#### Task:
Write the data out again exactly, dropping any images it holds.

#### Given material:
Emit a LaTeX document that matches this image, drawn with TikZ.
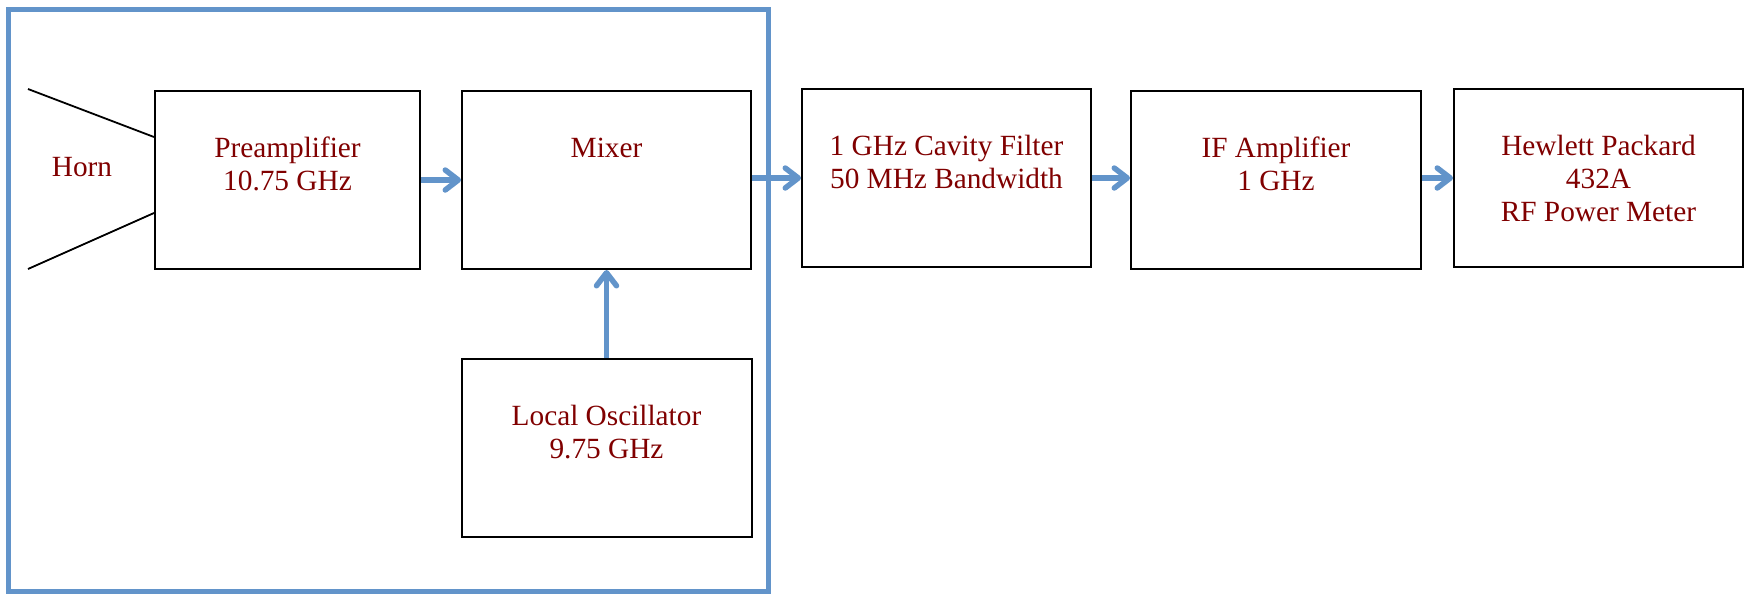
\documentclass[tikz,border=0pt]{standalone}
\usepackage{fontspec}
\setmainfont{Liberation Serif}
\usetikzlibrary{arrows.meta,calc}

\definecolor{labelred}{RGB}{128,0,0}
\definecolor{linkblue}{RGB}{98,148,202}

% text of a block, hung from the top of the box
\newcommand{\blocktext}[2]{\parbox[c][178pt][t]{#1}{\centering\rule{0pt}{66pt}#2}}

\begin{document}
\begin{tikzpicture}[x=1pt, y=-1pt,
    font=\fontsize{29.3}{33}\selectfont,
    block/.style={draw, line width=2pt, inner sep=0pt, text=labelred},
    flow/.style={draw=linkblue, line width=5.5pt,
        -{Straight Barb[length=13pt, width=20pt, line cap=round, line join=round]}},
    frame/.style={draw=linkblue, line width=5pt}]
    \useasboundingbox (0,0) rectangle (1744,595);

    % receiver front end
    \draw[frame] (8,9) rectangle (768,591);

    \node[block] (preamp) at (287.5,180) {\blocktext{265pt}{Preamplifier\\10.75 GHz}};
    \node[block] (mixer) at (606.5,180) {\blocktext{289pt}{Mixer}};
    \node[block] (lo) at (606.5,448) {\blocktext{290pt}{Local Oscillator\\9.75 GHz}};

    % Horn
    \coordinate (mouthtop) at (28,89);
    \coordinate (mouthbot) at (28,269);
    \draw[line width=1.8pt] (mouthtop) -- ($(preamp.west)+(0,-43)$);
    \draw[line width=1.8pt] (mouthbot) -- ($(preamp.west)+(0,33)$);
    \node[text=labelred, inner sep=0pt] (horn) at (82,167) {Horn};

    % IF chain
    \node[block] (cavity) at (946.5,178) {\blocktext{289pt}{1 GHz Cavity Filter\\50 MHz Bandwidth}};
    \node[block] (ifamp) at (1276,180) {\blocktext{290pt}{IF Amplifier\\1 GHz}};
    \node[block] (meter) at (1598.5,178) {\blocktext{289pt}{Hewlett Packard\\432A\\RF Power Meter}};

    \draw[flow] (preamp) -- (mixer);
    \draw[flow] (lo) -- (mixer);
    \draw[flow] (mixer.east |- cavity.west) -- (cavity.west);
    \draw[flow] (cavity.east) -- (cavity.east -| ifamp.west);
    \draw[flow] (ifamp.east |- meter.west) -- (meter.west);
\end{tikzpicture}
\end{document}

#### Answer to this task:
Emit a LaTeX document that matches this image, drawn with TikZ.
\documentclass[tikz,border=0pt]{standalone}
\usepackage{fontspec}
\setmainfont{Liberation Serif}
\usetikzlibrary{arrows.meta,calc}

\definecolor{labelred}{RGB}{128,0,0}
\definecolor{linkblue}{RGB}{98,148,202}

% text of a block, hung from the top of the box
\newcommand{\blocktext}[2]{\parbox[c][178pt][t]{#1}{\centering\rule{0pt}{66pt}#2}}

\begin{document}
\begin{tikzpicture}[x=1pt, y=-1pt,
    font=\fontsize{29.3}{33}\selectfont,
    block/.style={draw, line width=2pt, inner sep=0pt, text=labelred},
    flow/.style={draw=linkblue, line width=5.5pt,
        -{Straight Barb[length=13pt, width=20pt, line cap=round, line join=round]}},
    frame/.style={draw=linkblue, line width=5pt}]
    \useasboundingbox (0,0) rectangle (1744,595);

    % receiver front end
    \draw[frame] (8,9) rectangle (768,591);

    \node[block] (preamp) at (287.5,180) {\blocktext{265pt}{Preamplifier\\10.75 GHz}};
    \node[block] (mixer) at (606.5,180) {\blocktext{289pt}{Mixer}};
    \node[block] (lo) at (606.5,448) {\blocktext{290pt}{Local Oscillator\\9.75 GHz}};

    % Horn
    \coordinate (mouthtop) at (28,89);
    \coordinate (mouthbot) at (28,269);
    \draw[line width=1.8pt] (mouthtop) -- ($(preamp.west)+(0,-43)$);
    \draw[line width=1.8pt] (mouthbot) -- ($(preamp.west)+(0,33)$);
    \node[text=labelred, inner sep=0pt] (horn) at (82,167) {Horn};

    % IF chain
    \node[block] (cavity) at (946.5,178) {\blocktext{289pt}{1 GHz Cavity Filter\\50 MHz Bandwidth}};
    \node[block] (ifamp) at (1276,180) {\blocktext{290pt}{IF Amplifier\\1 GHz}};
    \node[block] (meter) at (1598.5,178) {\blocktext{289pt}{Hewlett Packard\\432A\\RF Power Meter}};

    \draw[flow] (preamp) -- (mixer);
    \draw[flow] (lo) -- (mixer);
    \draw[flow] (mixer.east |- cavity.west) -- (cavity.west);
    \draw[flow] (cavity.east) -- (cavity.east -| ifamp.west);
    \draw[flow] (ifamp.east |- meter.west) -- (meter.west);
\end{tikzpicture}
\end{document}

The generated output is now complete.